Relation curve of \(ln\frac{{W_{p} }}{{N_{p} }}{\text{ and }}lnN_{p}\)(the data of middle and high water cut stage were selected for linear regression)

Fig. 5

Comparison between calculated water content and actual water content

Fig. 6

Comparison between calculated cumulative oil production and actual cumulative oil production

The recoverable reserves under the given water–oil ratio (which can be converted into water content) are obtained.

Figure 4 shows \(a = - 21.175,b = 1.8649\). It can be concluded from Eq. 15:

$$ln\frac{{W_{p} }}{{N_{p} }} = - 21.175 + 1.8649lnN_{p}$$

(32)

By \(W_{p} + N_{p} = L_{P}\), Eq. 32 shows that:

$$ln\frac{{L_{P} - N_{p} }}{{N_{p} }} = - 21.175 + 1.8649lnN_{p}$$

(33)

Through Eq. 33, under the condition of constant liquid production (see Table 3. The actual production data from 2021/3, 48405t), in future, the accumulated liquid production \(L_{p}\) at any time in future can be obtained; thus, the accumulated oil production \(N_{p}\) at any time in future can be obtained. Through the accumulated oil production \(N_{p}\), the monthly oil production can be obtained, and the corresponding water content can be obtained. That is to say, through Eq. 33, knowing \(L_{P}\) and finding \(N_{p}\), we can get the output of different water content at any time in future under constant liquid quantity.
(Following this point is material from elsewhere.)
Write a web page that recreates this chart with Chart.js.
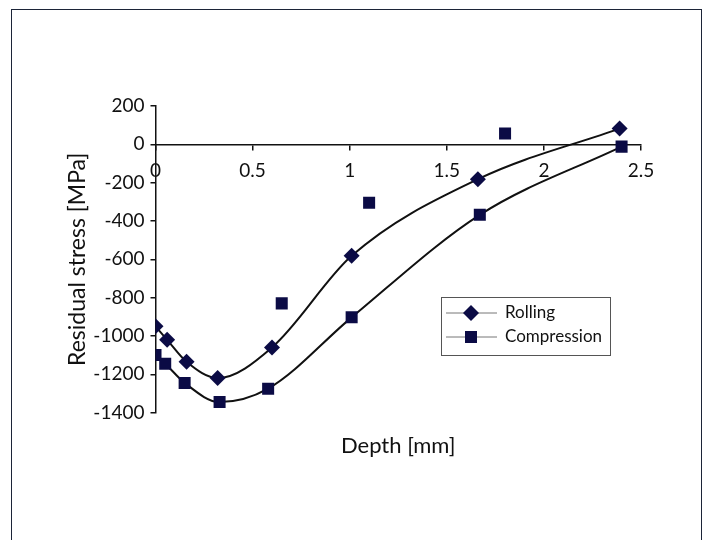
<!DOCTYPE html>
<html>
<head>
<meta charset="utf-8">
<script src="https://cdn.jsdelivr.net/npm/chart.js@4"></script>
<style>
  html, body { margin: 0; padding: 0; background: #fff; }
  #frame { position: absolute; left: 11px; top: 9px; width: 689px; height: 540px; border: 1.5px solid #1c2438; border-bottom: none; }
  #wrap { position: absolute; left: 0; top: 0; width: 707px; height: 540px; }
</style>
</head>
<body>
<div id="frame"></div>
<div id="wrap"><canvas id="stressChart"></canvas></div>
<script>
const rollingDepth = [0, 0.06, 0.16, 0.32, 0.6, 1.01, 1.66, 2.39];
const rollingStress = [-950, -1020, -1135, -1220, -1060, -582, -182, 82];

const compressionDepth = [0, 0.05, 0.15, 0.33, 0.58, 0.65, 1.01, 1.1, 1.67, 1.8, 2.4];
const compressionStress = [-1100, -1145, -1245, -1345, -1275, -830, -903, -305, -368, 57, -12];
// points the fitted curve runs through (the rest are scatter only)
const compressionOnCurve = [true, true, true, true, true, false, true, false, true, false, true];

const depthTicks = [0, 0.5, 1, 1.5, 2, 2.5];
const stressTicks = [-1400, -1200, -1000, -800, -600, -400, -200, 0, 200];

const markColor = "#0b0b45";
const fontFamily = "Lato, 'DejaVu Sans', sans-serif";

const toPoints = (xs, ys) => xs.map((x, i) => ({ x: x, y: ys[i] }));
const rollingPts = toPoints(rollingDepth, rollingStress);
const compressionPts = toPoints(compressionDepth, compressionStress);
const compressionCurvePts = compressionPts.filter((p, i) => compressionOnCurve[i]);

// legend drawn like the original: short line with marker in the middle
const boxLegend = {
  id: "boxLegend",
  afterDraw(chart) {
    const ctx = chart.ctx;
    const x0 = 441, y0 = 297, w = 169, h = 58;
    ctx.save();
    ctx.strokeStyle = "#555";
    ctx.lineWidth = 1;
    ctx.strokeRect(x0 + 0.5, y0 + 0.5, w, h);
    const rows = [
      { label: "Rolling", y: y0 + 16, style: "diamond" },
      { label: "Compression", y: y0 + 40, style: "square" }
    ];
    rows.forEach(r => {
      ctx.strokeStyle = "#777";
      ctx.lineWidth = 1;
      ctx.beginPath();
      ctx.moveTo(x0 + 5, r.y);
      ctx.lineTo(x0 + 56, r.y);
      ctx.stroke();
      ctx.fillStyle = markColor;
      const cx = x0 + 30;
      if (r.style === "diamond") {
        ctx.beginPath();
        ctx.moveTo(cx, r.y - 8);
        ctx.lineTo(cx + 8, r.y);
        ctx.lineTo(cx, r.y + 8);
        ctx.lineTo(cx - 8, r.y);
        ctx.closePath();
        ctx.fill();
      } else {
        ctx.fillRect(cx - 6, r.y - 6, 12, 12);
      }
      ctx.fillStyle = "#111";
      ctx.font = "17px " + fontFamily;
      ctx.textBaseline = "middle";
      ctx.textAlign = "left";
      ctx.fillText(r.label, x0 + 64, r.y);
    });
    ctx.restore();
  }
};

const stressChart = new Chart(document.getElementById("stressChart"), {
  type: "scatter",
  data: {
    datasets: [
      {
        label: "Rolling",
        data: rollingPts,
        pointStyle: "rectRot",
        pointRadius: 8,
        pointHoverRadius: 8,
        backgroundColor: markColor,
        borderColor: markColor,
        borderWidth: 0,
        showLine: false,
        order: 1
      },
      {
        label: "Compression",
        data: compressionPts,
        pointStyle: "rect",
        pointRadius: 8.5,
        pointHoverRadius: 8.5,
        backgroundColor: markColor,
        borderColor: markColor,
        borderWidth: 0,
        showLine: false,
        order: 1
      },
      {
        label: "Rolling fit",
        data: rollingPts,
        showLine: true,
        pointRadius: 0,
        borderColor: "#111",
        borderWidth: 2,
        cubicInterpolationMode: "monotone",
        order: 2
      },
      {
        label: "Compression fit",
        data: compressionCurvePts,
        showLine: true,
        pointRadius: 0,
        borderColor: "#111",
        borderWidth: 2,
        cubicInterpolationMode: "monotone",
        order: 2
      }
    ]
  },
  options: {
    responsive: true,
    maintainAspectRatio: false,
    animation: false,
    layout: { padding: { left: 0, right: 66, top: 106, bottom: 70 } },
    plugins: {
      legend: { display: false },
      tooltip: { enabled: false },
      title: {
        display: true,
        text: "Depth [mm]",
        position: "bottom",
        fullSize: false,
        color: "#111",
        font: { family: fontFamily, size: 22, weight: "normal" },
        padding: { top: 20, bottom: 11 }
      }
    },
    scales: {
      x: {
        type: "linear",
        position: { y: 0 },
        min: 0,
        max: 2.5,
        afterBuildTicks: s => { s.ticks = depthTicks.map(v => ({ value: v })); },
        ticks: {
          color: "#111",
          padding: 10,
          font: { family: fontFamily, size: 19 },
          callback: v => String(v)
        },
        grid: { drawOnChartArea: false, drawTicks: true, tickLength: 5, color: "#111", lineWidth: 1.5 },
        border: { display: true, color: "#111", width: 1.5 }
      },
      y: {
        type: "linear",
        position: "left",
        min: -1400,
        max: 200,
        afterBuildTicks: s => { s.ticks = stressTicks.map(v => ({ value: v })); },
        afterFit: s => { s.width = 155.5; },
        ticks: {
          color: "#111",
          padding: 6,
          font: { family: fontFamily, size: 19 },
          callback: v => String(v)
        },
        grid: { drawOnChartArea: false, drawTicks: true, tickLength: 5, color: "#111", lineWidth: 1.5 },
        border: { display: true, color: "#111", width: 1.5 },
        title: {
          display: true,
          text: "Residual stress [MPa]",
          color: "#111",
          font: { family: fontFamily, size: 23, weight: "normal" },
          padding: { top: 64, bottom: 0 }
        }
      }
    }
  },
  plugins: [boxLegend]
});
</script>
</body>
</html>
According to the comparison between the actual data and the calculated data, in 2021/3, the actual water cut is 97.29%, the water cut predicted by the formula is 97.27%, the actual cumulative oil production is 31.19 × 10⁴t, and the predicted cumulative oil production is 31.31 × 10⁴t. The predicted value is consistent with the actual value.

Conclusions

In this study, the derivation process of the conventional water flooding characteristic curve is studied. At the same time, according to the Buckley–Leverett water flooding front advancing equation, combined with the characteristics of strong bottom water and low-amplitude structural reservoir without a water-free oil recovery period, the water flooding characteristic curve is modified:

(1)The conventional water flooding characteristic curve method considers that the relative permeability ratio of oil–water two-phase is expressed as \(\frac{{k_{ro} }}{{k_{rw} }} = ce^{{ - d \cdot S_{wo} }}\). Through the actual data, it is found that the relationship between \(\ln \left( {\frac{{k_{ro} }}{{k_{rw} }}} \right)\) and \(S_{w}\) is only a straight line in a period, and there is a downward tilt in the later period.
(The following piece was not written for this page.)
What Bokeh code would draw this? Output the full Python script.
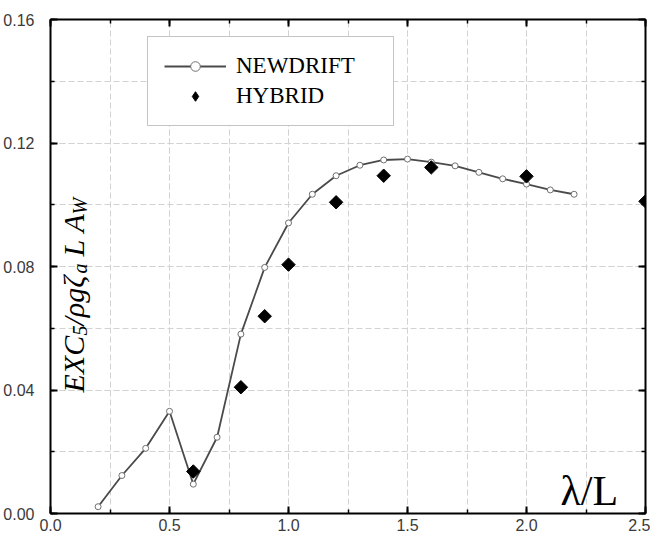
import math
import numpy as np
from bokeh.plotting import figure
from bokeh.models import (Range1d, LinearAxis, SingleIntervalTicker, NumeralTickFormatter,
                          Label, Legend, LegendItem, Grid)
from bokeh.embed import file_html
from bokeh.resources import INLINE

# ---------------- data ----------------
newdrift_x = [0.2, 0.3, 0.4, 0.5, 0.6, 0.7, 0.8, 0.9, 1.0, 1.1, 1.2, 1.3, 1.4, 1.5,
              1.6, 1.7, 1.8, 1.9, 2.0, 2.1, 2.2]
newdrift_y = [0.0022, 0.0123, 0.0211, 0.0331, 0.0095, 0.0247, 0.0581, 0.0797, 0.0941,
              0.1034, 0.1094, 0.1128, 0.1145, 0.1148, 0.1138, 0.1126, 0.1105, 0.1084,
              0.1067, 0.1048, 0.1034]
hybrid_x = [0.6, 0.8, 0.9, 1.0, 1.2, 1.4, 1.6, 2.0, 2.5]
hybrid_y = [0.0136, 0.0409, 0.0639, 0.0806, 0.1008, 0.1094, 0.1121, 0.1092, 0.1011]

series_names = ["NEWDRIFT", "HYBRID"]
x_label = "λ/L"

# ---------------- figure ----------------
p = figure(width=650, height=536, x_range=Range1d(0, 2.5), y_range=Range1d(0, 0.16),
           output_backend="svg", toolbar_location=None,
           x_axis_type=None, y_axis_type=None,
           min_border_left=50, min_border_right=5, min_border_top=19, min_border_bottom=23)
p.outline_line_color = None
p.background_fill_color = "white"
p.border_fill_color = "white"

xt = SingleIntervalTicker(interval=0.5, num_minor_ticks=2)
yt = SingleIntervalTicker(interval=0.04, num_minor_ticks=2)


def make_axis(ticker, fmt, labels):
    ax = LinearAxis(ticker=ticker, formatter=NumeralTickFormatter(format=fmt))
    ax.axis_line_color = "black"
    ax.axis_line_width = 2
    ax.major_tick_in = 7
    ax.major_tick_out = 0
    ax.minor_tick_in = 4
    ax.minor_tick_out = 0
    ax.major_tick_line_color = "black"
    ax.major_tick_line_width = 2
    ax.minor_tick_line_color = "black"
    ax.minor_tick_line_width = 1.5
    if labels:
        ax.major_label_text_font = "Liberation Sans"
        ax.major_label_text_font_size = "16px"
        ax.major_label_text_color = "#3a3a3a"
    else:
        ax.major_label_text_font_size = "0px"
        ax.major_label_text_color = None
        ax.major_label_standoff = 0
    return ax


xa = make_axis(xt, "0.0", True)
xa.major_label_standoff = 5
ya = make_axis(yt, "0.00", True)
ya.major_label_standoff = 16
p.add_layout(xa, "below")
p.add_layout(ya, "left")
p.add_layout(make_axis(xt, "0.0", False), "above")
p.add_layout(make_axis(yt, "0.00", False), "right")

grid_style = dict(grid_line_color="#d2d2d2", grid_line_dash="6 3", grid_line_width=1,
                  minor_grid_line_color="#d2d2d2", minor_grid_line_dash="6 3",
                  minor_grid_line_width=1)
p.add_layout(Grid(dimension=0, ticker=xt, **grid_style))
p.add_layout(Grid(dimension=1, ticker=yt, **grid_style))

# ---------------- glyphs ----------------
line_r = p.line(newdrift_x, newdrift_y, line_color="#4a4a4a", line_width=1.8)
circ_r = p.scatter(newdrift_x, newdrift_y, marker="circle", size=6, fill_color="white",
                   line_color="#707070", line_width=1)
diam_r = p.scatter(hybrid_x, hybrid_y, marker="square", angle=math.pi / 4, size=9.5,
                   fill_color="black", line_color="black")
# legend-only sample (not drawn in the plot area: NaN position)
legend_diam = p.scatter(x=np.array([np.nan]), y=np.array([np.nan]), marker="diamond",
                        fill_color="black", line_color="black")

legend = Legend(items=[LegendItem(label=series_names[0], renderers=[line_r, circ_r]),
                       LegendItem(label=series_names[1], renderers=[legend_diam])],
                location=(97, 387), orientation="vertical",
                border_line_color="#8a8a8a", border_line_width=1.5,
                background_fill_color="white", background_fill_alpha=1.0,
                label_text_font="Liberation Serif", label_text_font_size="23px",
                label_text_color="black", glyph_width=62, glyph_height=24,
                label_height=24, label_width=141, label_standoff=10,
                padding=16, spacing=4, margin=0)
p.add_layout(legend)

# ---------------- axis titles (inside the frame, as in the original) ----------------
p.add_layout(Label(x=510, y=23, x_units="screen", y_units="screen", text=x_label,
                   text_font="Liberation Serif", text_font_size="42px",
                   text_color="black", text_baseline="alphabetic"))

# y-axis title built from pieces (main text + subscripts), rotated
F, S = 30, 20
pieces = [
    ("EXC", F, 23, 121),
    ("5", S, 29, 178),
    ("/ρgζ", F, 23, 188),
    ("a", S, 29, 240),
    ("L", F, 23, 257),
    ("A", F, 23, 281),
    ("W", S, 29, 299),
]
for txt, fs, xx, yy in pieces:
    p.add_layout(Label(x=xx, y=yy, x_units="screen", y_units="screen", text=txt,
                       angle=math.pi / 2, text_font="Liberation Serif",
                       text_font_style="italic", text_font_size=f"{fs}px",
                       text_color="black", text_baseline="alphabetic", text_align="left"))

open("out.html", "w").write(file_html(p, INLINE))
(2) During the derivation of the conventional water flooding characteristic curve method, \(\overline{{S_{w} }} \approx S_{we} + \frac{1}{{mf_{w} }}\). It is assumed that after the oil field enters the high water cut stage (\(f_{w} > 80\%\)), \(\overline{{S_{w} }} \approx S_{we}\). In other words, the water saturation at the high water cut the average saturation of formation can replace stage outlet. But in the actual reservoir, \(\overline{{S_{w} }} \ne S_{we}\).

(3)After correction, the correlation coefficient between \(\frac{{k_{ro} }}{{k_{rw} }}\) and \(S_{w}\) is 95.92%.

(4)According to the comparison between the actual data and the calculated data, in 2021/3, the actual water cut is 97.29%, the water cut predicted by the formula is 97.27%, the actual cumulative oil production is 31.19 × 10⁴t, and the predicted cumulative oil production is 31.31 × 10⁴t. The predicted value is consistent with the actual value.

(5)The existing water flooding characteristic curve is corrected, and the improved water flooding characteristic curve in the high water cut period of low-amplitude structural reservoir with strong bottom water is obtained. The practical application is in line with the oilfield's actual situation, which provides a more reliable method for predicting the recoverability of low-amplitude structural reservoirs with strong bottom water and provides guidance for the subsequent decision-making of the oilfield.